# Aim of the exercise
Copy exactly the lines that run from the top of the listing to the line containing "import seaborn as sns", both ends included, and omit the pictures.

# Data for this task

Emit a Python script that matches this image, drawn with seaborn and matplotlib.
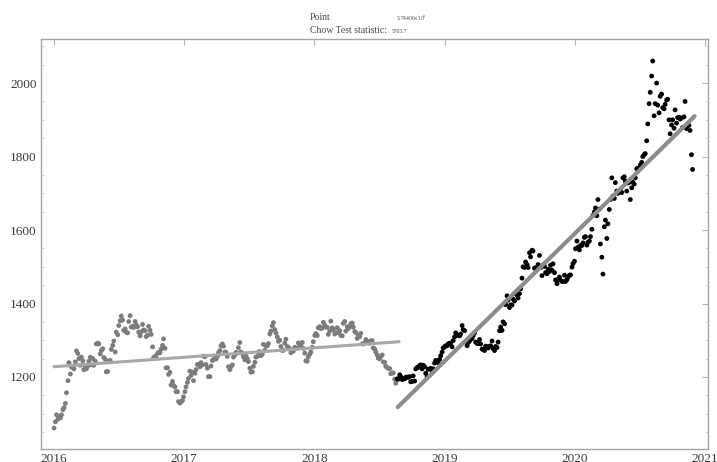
import matplotlib
matplotlib.use("Agg")
import matplotlib.pyplot as plt
from matplotlib.ticker import FixedLocator, MultipleLocator
import numpy as np
import pandas as pd
import seaborn as sns

# Gold price readings (USD/oz): Fridays starting 2016-01-01
fri_2016 = [1061, 1097, 1090, 1097, 1116, 1157, 1239, 1227, 1222, 1271, 1250, 1254, 1220,
            1222, 1243, 1233, 1232, 1290, 1290, 1272, 1253, 1214, 1243, 1275, 1298, 1322,
            1340, 1366, 1327, 1322, 1351, 1336, 1335, 1342, 1322, 1323, 1328, 1310, 1338,
            1316, 1253, 1251, 1267, 1276, 1304, 1225, 1207, 1178, 1177, 1160, 1133, 1132, 1146]
fri_2017 = [1173, 1196, 1204, 1190, 1220, 1234, 1239, 1257, 1234, 1201, 1230, 1247, 1249,
            1266, 1285, 1284, 1267, 1228, 1228, 1254, 1267, 1280, 1268, 1255, 1257, 1242,
            1213, 1229, 1254, 1268, 1258, 1289, 1285, 1291, 1325, 1348, 1320, 1297, 1283,
            1273, 1303, 1280, 1266, 1270, 1278, 1293, 1288, 1278, 1244, 1255, 1268, 1296]
fri_2018 = [1318, 1334, 1332, 1349, 1336, 1316, 1352, 1329, 1320, 1321, 1313, 1346, 1325,
            1332, 1345, 1336, 1321, 1313, 1319, 1290, 1302, 1294, 1298, 1279, 1268, 1251,
            1255, 1241, 1229, 1223, 1209, 1211, 1183, 1194, 1201, 1195, 1199, 1199, 1187,
            1203, 1222, 1226, 1233, 1232, 1210, 1221, 1223, 1222, 1245, 1239, 1258, 1279]
fri_2019 = [1285, 1290, 1292, 1299, 1320, 1314, 1317, 1329, 1297, 1293, 1302, 1313, 1295,
            1291, 1290, 1275, 1284, 1279, 1285, 1277, 1283, 1295, 1336, 1350, 1397, 1409,
            1396, 1412, 1427, 1415, 1440, 1500, 1513, 1498, 1527, 1543, 1497, 1506, 1498,
            1505, 1484, 1493, 1504, 1508, 1464, 1466, 1464, 1460, 1460, 1472, 1478, 1509]
fri_2020 = [1549, 1553, 1558, 1565, 1582, 1567, 1582, 1640, 1660, 1683, 1562, 1480, 1627,
            1617, 1683, 1692, 1729, 1700, 1709, 1742, 1733, 1728, 1683, 1730, 1742, 1768,
            1777, 1800, 1808, 1889, 1975, 2060, 1944, 1940, 1964, 1933, 1942, 1956, 1862,
            1900, 1927, 1906, 1902, 1879, 1950, 1884, 1871, 1765]

# Tuesdays starting 2016-01-05
tue_2016 = [1078, 1085, 1089, 1111, 1128, 1190, 1208, 1227, 1241, 1264, 1232, 1244, 1228,
            1230, 1254, 1250, 1243, 1292, 1263, 1277, 1248, 1215, 1245, 1286, 1268, 1315,
            1353, 1355, 1331, 1320, 1367, 1338, 1351, 1337, 1312, 1343, 1326, 1314, 1327,
            1282, 1256, 1264, 1266, 1286, 1278, 1225, 1213, 1188, 1173, 1160, 1129, 1136]
tue_2017 = [1160, 1185, 1216, 1213, 1210, 1234, 1228, 1233, 1255, 1224, 1201, 1245, 1252,
            1256, 1272, 1290, 1268, 1256, 1220, 1233, 1260, 1265, 1294, 1264, 1247, 1250,
            1224, 1214, 1240, 1256, 1269, 1262, 1273, 1285, 1317, 1339, 1329, 1309, 1300,
            1272, 1292, 1283, 1277, 1271, 1281, 1279, 1282, 1294, 1265, 1243, 1262, 1281]
tue_2018 = [1313, 1313, 1337, 1333, 1341, 1335, 1325, 1334, 1317, 1334, 1326, 1312, 1351,
            1337, 1336, 1347, 1324, 1305, 1310, 1290, 1293, 1297, 1292, 1299, 1276, 1260,
            1250, 1260, 1240, 1226, 1223, 1211, 1194, 1195, 1206, 1193, 1195, 1200, 1201,
            1188, 1189, 1226, 1231, 1222, 1228, 1201, 1222, 1214, 1238, 1244, 1248, 1268]
tue_2019 = [1282, 1285, 1292, 1282, 1309, 1314, 1312, 1340, 1326, 1285, 1298, 1305, 1320,
            1291, 1302, 1276, 1272, 1283, 1283, 1298, 1272, 1280, 1326, 1327, 1345, 1421,
            1389, 1396, 1407, 1423, 1427, 1469, 1498, 1506, 1538, 1545, 1496, 1498, 1531,
            1476, 1501, 1481, 1487, 1491, 1484, 1454, 1472, 1460, 1477, 1465, 1477, 1499, 1515]
tue_2020 = [1570, 1546, 1558, 1580, 1559, 1570, 1602, 1649, 1639, 1657, 1526, 1609, 1577,
            1656, 1742, 1686, 1706, 1703, 1702, 1745, 1706, 1730, 1715, 1725, 1767, 1768,
            1784, 1805, 1843, 1944, 2019, 1911, 2000, 1919, 1970, 1930, 1954, 1900, 1886,
            1877, 1891, 1907, 1905, 1908, 1876, 1885, 1805]

# Structural break date and the two fitted regression segments
break_date = "2018-08-17"
fit_pre_x = [2016.0, 2018.65]
fit_pre_y = [1228, 1296]
fit_post_x = [2018.64, 2020.92]
fit_post_y = [1118, 1910]

year_ticks = [2016, 2017, 2018, 2019, 2020, 2021]
value_ticks = [1200, 1400, 1600, 1800, 2000]

point_value = "3.74406$\\times$10$^{9}$"
chow_value = "5703.7"


def decimal_year(dates):
    days = np.where(dates.is_leap_year, 366.0, 365.0)
    return dates.year + (dates.dayofyear - 1) / days


fri = fri_2016 + fri_2017 + fri_2018 + fri_2019 + fri_2020
tue = tue_2016 + tue_2017 + tue_2018 + tue_2019 + tue_2020
fri_dates = pd.date_range("2016-01-01", periods=len(fri), freq="7D")
tue_dates = pd.date_range("2016-01-05", periods=len(tue), freq="7D")
dates = fri_dates.append(tue_dates)

df = pd.DataFrame({
    "t": decimal_year(dates),
    "price": fri + tue,
    "regime": np.where(dates <= pd.Timestamp(break_date), "pre", "post"),
})

sns.set_style("white")
plt.rcParams["font.family"] = ["Liberation Serif", "DejaVu Serif"]
plt.rcParams["mathtext.fontset"] = "stix"

fig = plt.figure(figsize=(7.17, 4.62), dpi=100)
ax = fig.add_axes([41 / 717, 1 - 449 / 462, (708 - 41) / 717, (449 - 39) / 462])

sns.scatterplot(data=df, x="t", y="price", hue="regime",
                palette={"pre": "#7c7c7c", "post": "#000000"},
                s=12, linewidth=0, legend=False, ax=ax, zorder=2)

sns.lineplot(x=fit_pre_x, y=fit_pre_y, color="#a8a8a8", linewidth=2.2, ax=ax, zorder=3)
sns.lineplot(x=fit_post_x, y=fit_post_y, color="#8c8c8c", linewidth=3.0, ax=ax, zorder=3)

ax.set_xlim(2015.90, 2021.023)
ax.set_ylim(1004, 2120)
ax.set_xlabel("")
ax.set_ylabel("")

ax.xaxis.set_major_locator(FixedLocator(year_ticks))
ax.set_xticklabels([str(y) for y in year_ticks])
ax.yaxis.set_major_locator(FixedLocator(value_ticks))
ax.set_yticklabels([str(v) for v in value_ticks])
ax.yaxis.set_minor_locator(MultipleLocator(50))

for spine in ax.spines.values():
    spine.set_color("#a4a4a4")
    spine.set_linewidth(1.0)

ax.tick_params(which="major", direction="in", length=4.5, width=0.8, color="#b4b4b4",
               top=True, right=True, labelsize=9.5, labelcolor="#3a3a3a", pad=3)
ax.tick_params(which="minor", direction="in", length=2.5, width=0.6, color="#c8c8c8",
               left=True, right=True)

fig.text(310 / 717, 1 - 20 / 462, "Point", fontsize=7, color="#4a4a4a", va="baseline")
fig.text(310 / 717, 1 - 33 / 462, "Chow Test statistic:", fontsize=7, color="#4a4a4a",
         va="baseline")
fig.text(396 / 717, 1 - 20 / 462, point_value, fontsize=4, color="#4a4a4a", va="baseline")
fig.text(392 / 717, 1 - 33 / 462, chow_value, fontsize=4, color="#4a4a4a", va="baseline")

fig.savefig("out.png", dpi=100)
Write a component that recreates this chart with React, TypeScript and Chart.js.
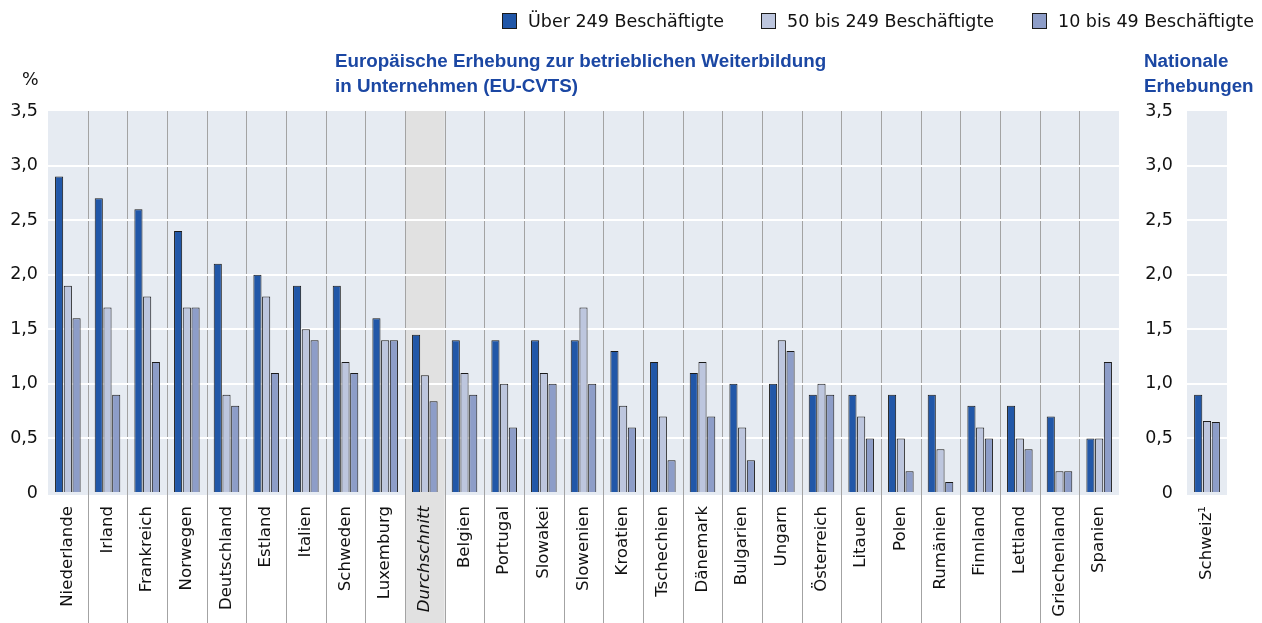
import React, { useEffect, useRef } from "react";
import { Chart, registerables } from "chart.js";

Chart.register(...registerables);

const categories = [
  "Niederlande", "Irland", "Frankreich", "Norwegen", "Deutschland", "Estland", "Italien",
  "Schweden", "Luxemburg", "Durchschnitt", "Belgien", "Portugal", "Slowakei", "Slowenien",
  "Kroatien", "Tschechien", "Dänemark", "Bulgarien", "Ungarn", "Österreich", "Litauen",
  "Polen", "Rumänien", "Finnland", "Lettland", "Griechenland", "Spanien",
];
const over249 = [2.9, 2.7, 2.6, 2.4, 2.1, 2.0, 1.9, 1.9, 1.6, 1.45, 1.4, 1.4, 1.4, 1.4, 1.3, 1.2, 1.1, 1.0, 1.0, 0.9, 0.9, 0.9, 0.9, 0.8, 0.8, 0.7, 0.5];
const from50to249 = [1.9, 1.7, 1.8, 1.7, 0.9, 1.8, 1.5, 1.2, 1.4, 1.08, 1.1, 1.0, 1.1, 1.7, 0.8, 0.7, 1.2, 0.6, 1.4, 1.0, 0.7, 0.5, 0.4, 0.6, 0.5, 0.2, 0.5];
const from10to49 = [1.6, 0.9, 1.2, 1.7, 0.8, 1.1, 1.4, 1.1, 1.4, 0.84, 0.9, 0.6, 1.0, 1.0, 0.6, 0.3, 0.7, 0.3, 1.3, 0.9, 0.5, 0.2, 0.1, 0.5, 0.4, 0.2, 1.2];

const nationalCategories = ["Schweiz¹"];
const nationalOver249 = [0.9];
const nationalFrom50to249 = [0.66];
const nationalFrom10to49 = [0.65];

const seriesLabels = ["Über 249 Beschäftigte", "50 bis 249 Beschäftigte", "10 bis 49 Beschäftigte"];
const seriesColors = ["#2157a8", "#bdc6de", "#8d9dc8"];
const averageLabel = "Durchschnitt";

const yMin = 0;
const yMax = 3.5;
const yStep = 0.5;

const W = 1262;
const H = 623;
const FONT = "'DejaVu Sans', sans-serif";
const PLOT_BG = "#e6ebf2";

const fmt = (v: number) => (v === 0 ? "0" : v.toFixed(1).replace(".", ","));

function makeDatasets(a: number[], b: number[], c: number[]) {
  return [a, b, c].map((data, i) => ({
    label: seriesLabels[i],
    data,
    backgroundColor: seriesColors[i],
    borderColor: "#1a1a1a",
    borderWidth: 1,
    borderSkipped: "bottom" as const,
    categoryPercentage: 0.66,
    barPercentage: 0.93,
  }));
}

function baseOptions(padLeft: number, padRight: number, yWidth: number, yPad: number, isMain: boolean) {
  return {
    responsive: false,
    animation: false as const,
    layout: { padding: { top: 111, left: padLeft, right: padRight, bottom: 0 } },
    plugins: { legend: { display: false }, tooltip: { enabled: false } },
    scales: {
      x: {
        grid: { display: false },
        border: { display: false },
        afterFit: (s: any) => { s.height = 130; },
        ticks: {
          autoSkip: false,
          minRotation: 90,
          maxRotation: 90,
          padding: 5,
          color: "#111",
          font: (ctx: any) => {
            const lbl = isMain ? categories[ctx.index] : "";
            return { family: FONT, size: 16.6, style: lbl === averageLabel ? "italic" : "normal" };
          },
        },
      },
      y: {
        min: yMin,
        max: yMax,
        border: { display: false },
        afterFit: (s: any) => { s.width = yWidth; },
        grid: {
          drawTicks: false,
          lineWidth: 2,
          color: (ctx: any) => (ctx.tick && (ctx.tick.value === yMin || ctx.tick.value === yMax) ? "rgba(0,0,0,0)" : "#ffffff"),
        },
        ticks: {
          stepSize: yStep,
          padding: yPad,
          color: "#111",
          font: { family: FONT, size: 17.5 },
          callback: (v: any) => fmt(Number(v)),
        },
      },
    },
  };
}

const bgPlugin = (withDividers: boolean) => ({
  id: "panelBg",
  beforeDraw(chart: any) {
    const { ctx, chartArea, scales } = chart;
    const x = scales.x;
    ctx.save();
    ctx.fillStyle = PLOT_BG;
    ctx.fillRect(chartArea.left, chartArea.top, chartArea.right - chartArea.left, chartArea.bottom - chartArea.top + 2);
    if (withDividers) {
      const n = chart.data.labels.length;
      const edge = (i: number) => (x.getPixelForValue(i - 1) + x.getPixelForValue(i)) / 2;
      const avg = chart.data.labels.indexOf(averageLabel);
      if (avg >= 0) {
        const l = edge(avg);
        const r = edge(avg + 1);
        ctx.fillStyle = "#e1e1e1";
        ctx.fillRect(l, chartArea.top, r - l, chart.height - chartArea.top);
      }
      ctx.strokeStyle = "#a3a3a3";
      ctx.lineWidth = 1;
      for (let i = 1; i < n; i++) {
        const px = Math.round(edge(i)) + 0.5;
        ctx.beginPath();
        ctx.moveTo(px, chartArea.top);
        ctx.lineTo(px, chart.height);
        ctx.stroke();
      }
    }
    ctx.restore();
  },
});

export default function App() {
  const mainRef = useRef<HTMLCanvasElement>(null);
  const natRef = useRef<HTMLCanvasElement>(null);

  useEffect(() => {
    const main = new Chart(mainRef.current!, {
      type: "bar",
      data: { labels: categories, datasets: makeDatasets(over249, from50to249, from10to49) },
      options: baseOptions(0, W - 1119, 48, 10, true) as any,
      plugins: [bgPlugin(true)],
    });
    const nat = new Chart(natRef.current!, {
      type: "bar",
      data: { labels: nationalCategories, datasets: makeDatasets(nationalOver249, nationalFrom50to249, nationalFrom10to49) },
      options: (() => {
        const o: any = baseOptions(1137, W - 1227, 50, 14, false);
        o.scales.x.ticks.font = { family: FONT, size: 16.6 };
        return o;
      })(),
      plugins: [bgPlugin(false)],
    });
    return () => {
      main.destroy();
      nat.destroy();
    };
  }, []);

  const titleStyle: React.CSSProperties = {
    position: "absolute",
    fontFamily: "'Liberation Sans', Arial, sans-serif",
    fontWeight: "bold",
    fontSize: 18.8,
    lineHeight: "24.5px",
    color: "#1b47a3",
    whiteSpace: "nowrap",
  };
  const legendText: React.CSSProperties = {
    position: "absolute",
    top: 10,
    fontFamily: FONT,
    fontSize: 17.5,
    lineHeight: "22px",
    color: "#111",
    whiteSpace: "nowrap",
  };
  const box = (left: number, color: string): React.CSSProperties => ({
    position: "absolute",
    left,
    top: 13,
    width: 13,
    height: 14,
    background: color,
    border: "1px solid #1a1a1a",
  });
  const legendTextX = [528, 787, 1058];

  return (
    <div style={{ position: "absolute", left: 0, top: 0, width: W, height: H, background: "#fff", overflow: "hidden" }}>
      <canvas ref={mainRef} width={W} height={H} style={{ position: "absolute", left: 0, top: 0 }} />
      <canvas ref={natRef} width={W} height={H} style={{ position: "absolute", left: 0, top: 0 }} />
      {seriesLabels.map((s, i) => (
        <React.Fragment key={s}>
          <div style={box(legendTextX[i] - 26, seriesColors[i])} />
          <div style={{ ...legendText, left: legendTextX[i] }}>{s}</div>
        </React.Fragment>
      ))}
      <div style={{ ...titleStyle, left: 335, top: 49 }}>
        Europäische Erhebung zur betrieblichen Weiterbildung
        <br />
        in Unternehmen (EU-CVTS)
      </div>
      <div style={{ ...titleStyle, left: 1144, top: 49 }}>
        Nationale
        <br />
        Erhebungen
      </div>
      <div style={{ position: "absolute", left: 22, top: 69, fontFamily: FONT, fontSize: 17.5, color: "#111" }}>%</div>
    </div>
  );
}
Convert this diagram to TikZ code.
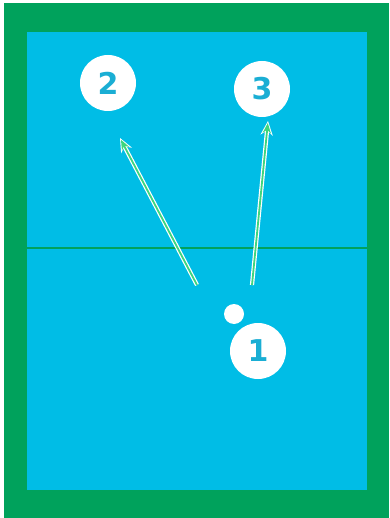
\documentclass[tikz,border=0pt]{standalone}
\usepackage{fontspec}
\setmainfont{DejaVu Sans}
\usetikzlibrary{arrows.meta}
\definecolor{fieldgreen}{HTML}{00A25C}
\definecolor{poolblue}{HTML}{00BDE6}
\definecolor{numblue}{HTML}{1AAED4}
\definecolor{arrowgreen}{HTML}{3ED67E}
\tikzset{
  numcircle/.style={circle, fill=white, minimum size=56pt, inner sep=0pt,
    text=numblue, font=\fontsize{30}{30}\selectfont\bfseries},
  dotcircle/.style={circle, fill=white, minimum size=20pt, inner sep=0pt},
  arrowout/.style={draw=white, line width=4.2pt, -{Stealth[length=14pt,width=12pt]}},
  arrowin/.style={draw=arrowgreen, line width=1.8pt, -{Stealth[length=10pt,width=8pt]}, shorten >=2pt},
}
\begin{document}
\begin{tikzpicture}[x=1pt,y=-1pt]
\useasboundingbox (0,0) rectangle (389,518);
\fill[white] (0,0) rectangle (389,518);
\fill[fieldgreen] (4,3) rectangle (389,518);
\fill[poolblue] (27,32) rectangle (367,490);
\draw[fieldgreen, line width=2pt] (27,247.5) -- (367,247.5);
\coordinate (s2) at (197,285);
\coordinate (e2) at (120,138);
\coordinate (s3) at (252,285);
\coordinate (e3) at (268,121);
\draw[arrowout] (s2) -- (e2);
\draw[arrowin] (s2) -- (e2);
\draw[arrowout] (s3) -- (e3);
\draw[arrowin] (s3) -- (e3);
\node[numcircle] (n2) at (108,83) {2};
\node[numcircle] (n3) at (262,89) {3};
\node[numcircle] (n1) at (258,351) {1};
\node[dotcircle] (ball) at (234,314) {};
\end{tikzpicture}
\end{document}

# Result
Emit a Python script that matches this image, drawn with seaborn and matplotlib.
import matplotlib
matplotlib.use("Agg")
import matplotlib.pyplot as plt
from matplotlib.ticker import FixedLocator, MultipleLocator
import numpy as np
import pandas as pd
import seaborn as sns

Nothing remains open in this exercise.